Reducing the Space Requirement of LZ-index

Diego Arroyuelo, Gonzalo Navarro, and Kunihiko Sadakane

The LZ-index is a compressed full-text self-index able to represent a text T[1..u], over an alphabet of size s and with k-th order empirical entropy Hk(T), using 4uHk(T) + o(u log s) bits for any k = o(log_s u). It can report all the occ occurrences of a pattern P[1..m] in T in O(m^3 log s + (m+occ) log u) worst case time. This is the only existing data structure of size O(uHk(T)) able of spending O(log u) time per occurrence reported.

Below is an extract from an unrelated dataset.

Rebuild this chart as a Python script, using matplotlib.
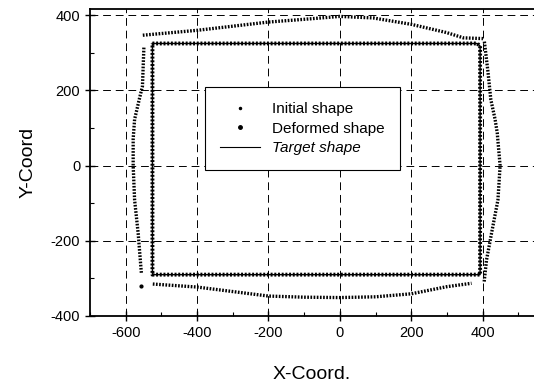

Its main drawback is the factor 4 in its space complexity, which makes it larger than other state-of-the-art alternatives. In this paper we present two different approaches to reduce the space requirement of LZ-index. In both cases we achieve (2+e) u H_k(T) + o(u log s) bits of space, for any constant e > 0, and we simultaneously improve the search time to O(m^2 log m + (m+occ) log u). Both indexes support displaying any subtext of length l in optimal O(l / log_s u) time. In addition, we show how the space can be squeezed to (1+e) u H_k(T) + o(u log s) to obtain a structure with O(m^2) average search time for m >= 2 log_s u.